OLEDs under 40" aren't TVs and almost all OLED monitors target revenue generating use-cases and are priced to match.

LG sells several 48" OLED TVs. To get the equivalent of 30" distance to a 27" monitor (about 48 degrees FOV), you need to be about 4.5 feet away from a 48" screen.

I just mounted mine to the wall, and the back of the desk is about a foot off the wall.

LG is also introducing a 42” OLED this year - which I am very tempted by [0].

[0] - https://tftcentral.co.uk/news/lg-c2-oled-tv-line-up-for-2022...
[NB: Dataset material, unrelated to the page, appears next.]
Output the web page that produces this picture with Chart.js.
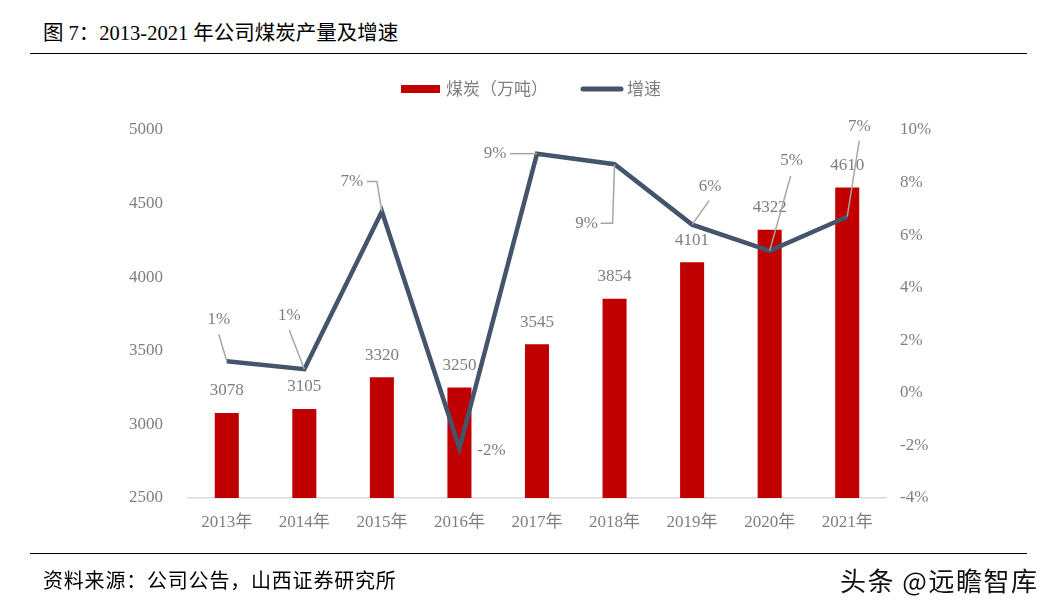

I have the Gigabyte FO48U, which uses the same panel as the 48" LG C1, and... it's a beautiful TV. That's what I wound up using it for, because I couldn't stand it as a monitor and went back to my old 27". Image retention is still a real factor for computer use, and maximizing a mostly-white window results in this incredibly jarring transition from a screen that's almost uncomfortably bright to one that's too dim.
Playing FPS is office use? Are you a game developer? :-)
What brand/model are you using?
I have a 49" curved Samsung 8500. It isn't the newest technology anymore.

When a curved 42"-50" 16:9 OLED comes out, I'll be the first in line.

I really enjoy the 49" ultra-wide curved form factor Samsung has pioneered and is on the second generation of.